Risultati promettenti
Circa quattro mesi dopo l’intervento, il paziente era in grado di compiere movimenti di base come la flessione del polso e l’apertura della mano, e riusciva a muovere ogni dito. Dopo poco più di un anno, gli scienziati hanno notato che era in grado di muovere la protesi in modo intuitivo. Questo significa che, invece di dover pensare a ogni movimento come a una procedura a più fasi, il soggetto poteva semplicemente pensare al movimento per eseguirlo. “Se devo pensare: ‘bicipite, tricipite, apri, chiudi la mano’, si crea un carico cognitivo – spiega Zbinden –. È un po’ più difficile che pensare: ‘Oh, ora voglio muovere il pollice’“.
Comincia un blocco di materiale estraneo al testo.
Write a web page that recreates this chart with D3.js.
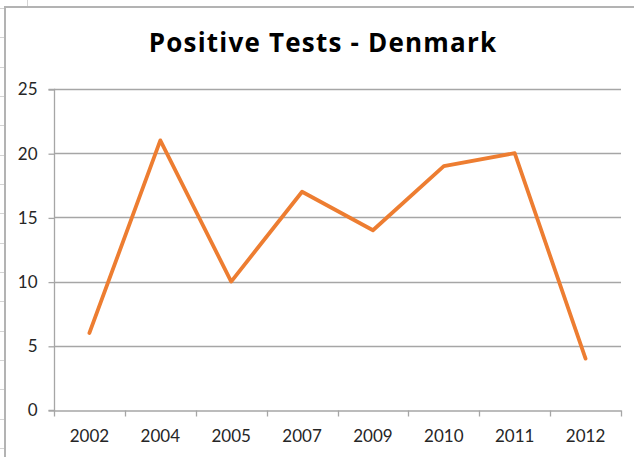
<!DOCTYPE html>
<html>
<head>
<meta charset="utf-8">
<script src="https://cdn.jsdelivr.net/npm/d3@7"></script>
<style>
  body { margin: 0; background: #fff; }
  text { font-family: Lato, "Open Sans", sans-serif; }
</style>
</head>
<body>
<div id="chart"></div>
<script>
// data
var years = ["2002", "2004", "2005", "2007", "2009", "2010", "2011", "2012"];
var positives = [6, 21, 10, 17, 14, 19, 20, 4];
var yTicks = [0, 5, 10, 15, 20, 25];

var width = 634,
  height = 457;

var svg = d3
  .select("#chart")
  .append("svg")
  .attr("width", width)
  .attr("height", height);

// spreadsheet row lines peeking out on the left
var rowLines = d3.range(16).map(function(i) { return 8 + i * 29.33; });
svg
  .selectAll(".rowLine")
  .data(rowLines)
  .enter()
  .append("line")
  .attr("x1", 0)
  .attr("x2", 5)
  .attr("y1", function(d) { return Math.round(d) + 0.5; })
  .attr("y2", function(d) { return Math.round(d) + 0.5; })
  .attr("stroke", "#d4d4d4");
svg
  .append("line")
  .attr("x1", 27.5)
  .attr("x2", 27.5)
  .attr("y1", 0)
  .attr("y2", 7)
  .attr("stroke", "#d4d4d4");

// chart frame (cut off on the right / bottom)
svg
  .append("path")
  .attr("d", "M5,460V7H640")
  .attr("fill", "none")
  .attr("stroke", "#b3b3b3")
  .attr("stroke-width", 2);

var plot = { left: 54, right: 621, top: 89, bottom: 410 };

var x = d3
  .scaleBand()
  .domain(years)
  .range([plot.left, plot.right]);

var y = d3
  .scaleLinear()
  .domain([0, 25])
  .range([plot.bottom, plot.top]);

// gridlines
svg
  .selectAll(".grid")
  .data(yTicks.slice(1))
  .enter()
  .append("line")
  .attr("x1", plot.left)
  .attr("x2", plot.right)
  .attr("y1", function(d) { return Math.round(y(d)) + 0.5; })
  .attr("y2", function(d) { return Math.round(y(d)) + 0.5; })
  .attr("stroke", "#a6a6a6")
  .attr("stroke-width", 1.3);

// y axis
var yAxis = svg
  .append("g")
  .attr("transform", "translate(" + (plot.left + 0.5) + ",0.5)")
  .call(d3.axisLeft(y).tickValues(yTicks).tickSize(6).tickPadding(11));

// x axis, ticks sit on the category boundaries
var xAxis = svg
  .append("g")
  .attr("transform", "translate(0," + (plot.bottom + 0.5) + ")")
  .call(d3.axisBottom(x).tickSize(0).tickPadding(19));

xAxis
  .selectAll(".boundary")
  .data(d3.range(years.length + 1))
  .enter()
  .append("line")
  .attr("class", "boundary")
  .attr("x1", function(i) { return Math.round(plot.left + i * x.step()) + 0.5; })
  .attr("x2", function(i) { return Math.round(plot.left + i * x.step()) + 0.5; })
  .attr("y1", 0)
  .attr("y2", 6)
  .attr("stroke", "#a6a6a6")
  .attr("stroke-width", 1.3);

[yAxis, xAxis].forEach(function(ax) {
  ax.select(".domain").attr("stroke", "#a6a6a6").attr("stroke-width", 1.3);
  ax.selectAll(".tick line").attr("stroke", "#a6a6a6").attr("stroke-width", 1.3);
  ax.selectAll("text")
    .attr("fill", "#262626")
    .style("font-size", "17px")
    .style("font-family", "Lato, 'Open Sans', sans-serif");
});
yAxis.select(".domain").attr("d", "M-6," + (plot.top) + "H0V" + plot.bottom + "H-6");

// line series
var line = d3
  .line()
  .x(function(d, i) { return x(years[i]) + x.bandwidth() / 2; })
  .y(function(d) { return y(d); });

svg
  .append("path")
  .datum(positives)
  .attr("fill", "none")
  .attr("stroke", "#ed7d31")
  .attr("stroke-width", 3.8)
  .attr("stroke-linejoin", "round")
  .attr("stroke-linecap", "round")
  .attr("d", line);

// title
svg
  .append("text")
  .attr("x", 323)
  .attr("y", 52)
  .attr("text-anchor", "middle")
  .style("font-size", "26px")
  .style("font-weight", "bold")
  .style("letter-spacing", "1.2px")
  .style("font-family", "'Open Sans', sans-serif")
  .attr("fill", "#000")
  .text("Positive Tests - Denmark");
</script>
</body>
</html>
Oggi, a più di due anni dall’intervento Zbinden afferma che il paziente sta ancora usando la protesi: “Attualmente può aprire e chiudere la mano, ruotarla, flettere ed estendere il gomito, il tutto solo pensandoci“.
Questa piattaforma protesica, che permette al paziente di muovere tutte e cinque le dita in modo indipendente, è “molto entusiasmante e presenta qualcosa di assolutamente nuovo“, commenta Oskar Aszmann, chirurgo plastico dell’Università di medicina di Vienna, che non ha partecipato allo studio. Aszmann è curioso di vedere se questa piattaforma un giorno potrà diventare wireless, cosa difficile a causa dell’enorme quantità di informazioni trasmesse avanti e indietro attraverso gli elettrodi e la protesi. Sia lui che Cederna fanno notare, tuttavia, che i risultati dovranno essere replicati su altri pazienti.
Ortiz-Catalan e Zbinden sono d’accordo. Proseguono a perfezionare la piattaforma protesica, a cui vorrebbero aggiungere anche un feedback sensoriale. Nel frattempo, però, non vedono l’ora di partecipare al prossimo Cybathlon con il loro paziente: “È un ragazzo che fa cose con le mani – racconta Ortiz-Catalan –. Ha un lavoro molto fisico, lavora in un’officina, e vederlo usare il dispositivo nella sua vita quotidiana – vedere che le connessioni funzionano e che la funzione aumenta – è una delle cose più gratificanti“.